Provided material →
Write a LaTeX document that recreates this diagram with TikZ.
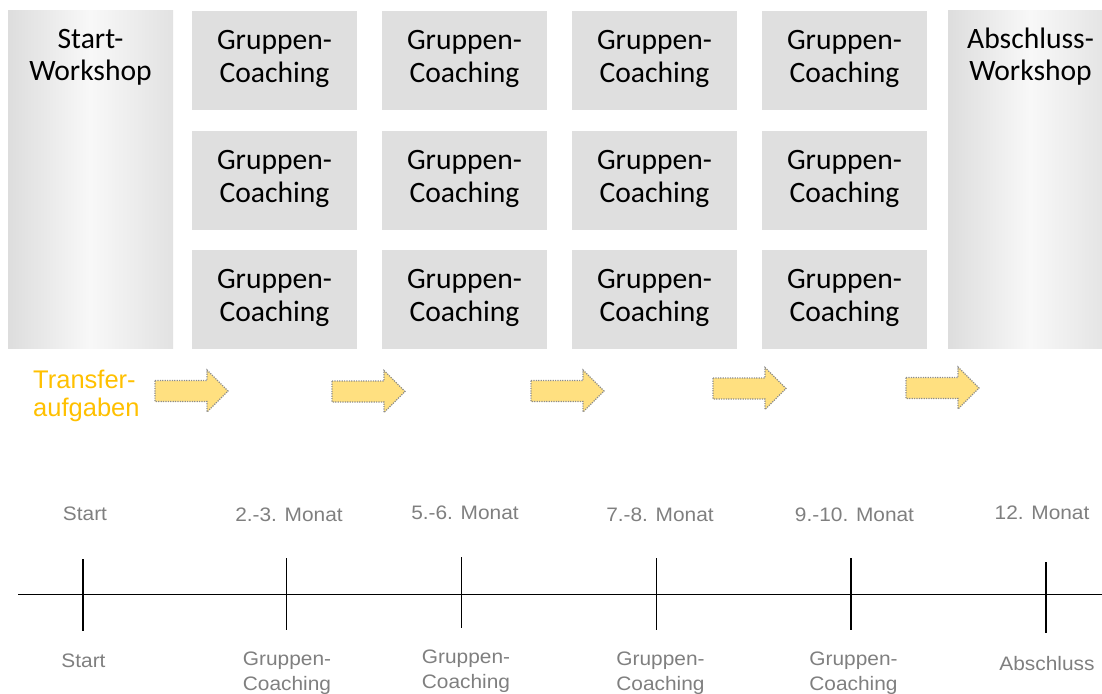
\documentclass[tikz,border=0pt]{standalone}
\usepackage{fontspec}
\setmainfont{Carlito}
\newfontfamily\arialS[FakeStretch=1.07]{Liberation Sans}
\newfontfamily\arialN{Liberation Sans}
\usetikzlibrary{calc}
\definecolor{boxgray}{RGB}{223,223,223}
\definecolor{arrowfill}{RGB}{255,224,128}
\definecolor{arrowline}{RGB}{140,140,140}
\definecolor{transor}{RGB}{255,192,0}
\definecolor{labelgray}{RGB}{127,127,127}
\definecolor{sideL}{RGB}{221,221,221}
\definecolor{sideR}{RGB}{226,226,226}
\definecolor{sideM}{RGB}{248,248,248}
\newcommand\twoline[2]{\begin{tabular}[t]{@{}c@{}}#1\\#2\end{tabular}}
\newcommand\twolineL[2]{\begin{tabular}[t]{@{}l@{}}#1\\#2\end{tabular}}
\newcommand\blockarr[3]{%
  \draw[tarrow, shift={(#2,#3)}] (0,-10.5) -- (52,-10.5) -- (52,-21) -- (73,0)
    -- (52,21) -- (52,10.5) -- (0,10.5) -- cycle;
  \coordinate (#1) at (#2,#3);}
\tikzset{
  gbox/.style={rectangle, fill=boxgray, draw=none, minimum width=165pt,
    minimum height=99pt, inner sep=0pt, outer sep=0pt},
  sidebox/.style={rectangle, left color=sideL, right color=sideR, middle color=sideM,
    draw=none, minimum width=165pt, minimum height=337pt, inner sep=0pt, outer sep=0pt},
  btxt/.style={anchor=base, inner sep=0pt, text=black, font=\fontsize{29.6}{32.5}\selectfont},
  tarrow/.style={fill=arrowfill, draw=arrowline, line width=1.2pt, dash pattern=on 1.2pt off 1.2pt},
  tlabel/.style={anchor=base, inner sep=0pt, text=labelgray, font=\arialS\fontsize{19.5}{25}\selectfont},
  ttext/.style={anchor=base west, inner sep=0pt, text=transor, font=\arialN\fontsize{25.5}{28.4}\selectfont},
  tickline/.style={line width=1.5pt, draw=black},
  axisline/.style={line width=1.5pt, draw=black},
}
\begin{document}
\begin{tikzpicture}[x=1pt, y=-1pt]
\path[use as bounding box] (0,0) rectangle (1102,693);
\clip (0,0) rectangle (1102,693);

% side workshops
\node[sidebox] (sw) at (90.5,179.5) {};
\node[btxt] (swt) at ($(sw.north)+(0,37.5)$) {\twoline{Start-}{Workshop}};
\node[sidebox] (aw) at (1030.5,179.5) {};
\node[btxt] (awt) at ($(aw.north)+(0,37.5)$) {\twoline{Abschluss-}{Workshop}};

% group coaching grid
\foreach \c/\x in {1/274.5,2/464.5,3/654.5,4/844.5}{
  \foreach \r/\y in {1/60.5,2/180.5,3/299.5}{
    \node[gbox] (g\c\r) at (\x,\y) {};
    \node[btxt] (t\c\r) at ($(g\c\r.north)+(0,38.5)$) {\twoline{Gruppen-}{Coaching}};
  }
}

% transfer tasks
\node[ttext] (tr) at (33,388.3) {\twolineL{Transfer-}{aufgaben}};
\blockarr{a1}{155}{391}
\blockarr{a2}{332}{391.5}
\blockarr{a3}{531}{391}
\blockarr{a4}{713}{388.5}
\blockarr{a5}{906}{388}

% timeline
\coordinate (ax0) at (18,594.5);
\coordinate (ax1) at (1102,594.5);
\draw[axisline] (ax0) -- (ax1);
\foreach \n/\x/\ya/\yb in {1/83/559/631, 2/286.5/558/630, 3/461.5/557/628,
    4/656.5/558/630, 5/851/558/630, 6/1046/562/633}{
  \coordinate (k\n t) at (\x,\ya);
  \coordinate (k\n b) at (\x,\yb);
  \draw[tickline] (k\n t) -- (k\n b);
}

% labels above
\node[tlabel] (l1) at (85,520) {Start};
\node[tlabel] (l2) at (289,521) {2.-3. Monat};
\node[tlabel] (l3) at (465,519) {5.-6. Monat};
\node[tlabel] (l4) at (660,521) {7.-8. Monat};
\node[tlabel] (l5) at (854.5,521) {9.-10. Monat};
\node[tlabel] (l6) at (1042,519) {12. Monat};

% labels below
\node[tlabel] (b1) at (83.5,667) {Start};
\node[tlabel] (b2) at (287,665) {\twoline{Gruppen-}{Coaching}};
\node[tlabel] (b3) at (466,663) {\twoline{Gruppen-}{Coaching}};
\node[tlabel] (b4) at (660.5,665) {\twoline{Gruppen-}{Coaching}};
\node[tlabel] (b5) at (853.5,665) {\twoline{Gruppen-}{Coaching}};
\node[tlabel] (b6) at (1047,670) {Abschluss};
\end{tikzpicture}
\end{document}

Given request →
Quote the preceding listing precisely and completely, omitting its images.

Written answer →
Write a LaTeX document that recreates this diagram with TikZ.
\documentclass[tikz,border=0pt]{standalone}
\usepackage{fontspec}
\setmainfont{Carlito}
\newfontfamily\arialS[FakeStretch=1.07]{Liberation Sans}
\newfontfamily\arialN{Liberation Sans}
\usetikzlibrary{calc}
\definecolor{boxgray}{RGB}{223,223,223}
\definecolor{arrowfill}{RGB}{255,224,128}
\definecolor{arrowline}{RGB}{140,140,140}
\definecolor{transor}{RGB}{255,192,0}
\definecolor{labelgray}{RGB}{127,127,127}
\definecolor{sideL}{RGB}{221,221,221}
\definecolor{sideR}{RGB}{226,226,226}
\definecolor{sideM}{RGB}{248,248,248}
\newcommand\twoline[2]{\begin{tabular}[t]{@{}c@{}}#1\\#2\end{tabular}}
\newcommand\twolineL[2]{\begin{tabular}[t]{@{}l@{}}#1\\#2\end{tabular}}
\newcommand\blockarr[3]{%
  \draw[tarrow, shift={(#2,#3)}] (0,-10.5) -- (52,-10.5) -- (52,-21) -- (73,0)
    -- (52,21) -- (52,10.5) -- (0,10.5) -- cycle;
  \coordinate (#1) at (#2,#3);}
\tikzset{
  gbox/.style={rectangle, fill=boxgray, draw=none, minimum width=165pt,
    minimum height=99pt, inner sep=0pt, outer sep=0pt},
  sidebox/.style={rectangle, left color=sideL, right color=sideR, middle color=sideM,
    draw=none, minimum width=165pt, minimum height=337pt, inner sep=0pt, outer sep=0pt},
  btxt/.style={anchor=base, inner sep=0pt, text=black, font=\fontsize{29.6}{32.5}\selectfont},
  tarrow/.style={fill=arrowfill, draw=arrowline, line width=1.2pt, dash pattern=on 1.2pt off 1.2pt},
  tlabel/.style={anchor=base, inner sep=0pt, text=labelgray, font=\arialS\fontsize{19.5}{25}\selectfont},
  ttext/.style={anchor=base west, inner sep=0pt, text=transor, font=\arialN\fontsize{25.5}{28.4}\selectfont},
  tickline/.style={line width=1.5pt, draw=black},
  axisline/.style={line width=1.5pt, draw=black},
}
\begin{document}
\begin{tikzpicture}[x=1pt, y=-1pt]
\path[use as bounding box] (0,0) rectangle (1102,693);
\clip (0,0) rectangle (1102,693);

% side workshops
\node[sidebox] (sw) at (90.5,179.5) {};
\node[btxt] (swt) at ($(sw.north)+(0,37.5)$) {\twoline{Start-}{Workshop}};
\node[sidebox] (aw) at (1030.5,179.5) {};
\node[btxt] (awt) at ($(aw.north)+(0,37.5)$) {\twoline{Abschluss-}{Workshop}};

% group coaching grid
\foreach \c/\x in {1/274.5,2/464.5,3/654.5,4/844.5}{
  \foreach \r/\y in {1/60.5,2/180.5,3/299.5}{
    \node[gbox] (g\c\r) at (\x,\y) {};
    \node[btxt] (t\c\r) at ($(g\c\r.north)+(0,38.5)$) {\twoline{Gruppen-}{Coaching}};
  }
}

% transfer tasks
\node[ttext] (tr) at (33,388.3) {\twolineL{Transfer-}{aufgaben}};
\blockarr{a1}{155}{391}
\blockarr{a2}{332}{391.5}
\blockarr{a3}{531}{391}
\blockarr{a4}{713}{388.5}
\blockarr{a5}{906}{388}

% timeline
\coordinate (ax0) at (18,594.5);
\coordinate (ax1) at (1102,594.5);
\draw[axisline] (ax0) -- (ax1);
\foreach \n/\x/\ya/\yb in {1/83/559/631, 2/286.5/558/630, 3/461.5/557/628,
    4/656.5/558/630, 5/851/558/630, 6/1046/562/633}{
  \coordinate (k\n t) at (\x,\ya);
  \coordinate (k\n b) at (\x,\yb);
  \draw[tickline] (k\n t) -- (k\n b);
}

% labels above
\node[tlabel] (l1) at (85,520) {Start};
\node[tlabel] (l2) at (289,521) {2.-3. Monat};
\node[tlabel] (l3) at (465,519) {5.-6. Monat};
\node[tlabel] (l4) at (660,521) {7.-8. Monat};
\node[tlabel] (l5) at (854.5,521) {9.-10. Monat};
\node[tlabel] (l6) at (1042,519) {12. Monat};

% labels below
\node[tlabel] (b1) at (83.5,667) {Start};
\node[tlabel] (b2) at (287,665) {\twoline{Gruppen-}{Coaching}};
\node[tlabel] (b3) at (466,663) {\twoline{Gruppen-}{Coaching}};
\node[tlabel] (b4) at (660.5,665) {\twoline{Gruppen-}{Coaching}};
\node[tlabel] (b5) at (853.5,665) {\twoline{Gruppen-}{Coaching}};
\node[tlabel] (b6) at (1047,670) {Abschluss};
\end{tikzpicture}
\end{document}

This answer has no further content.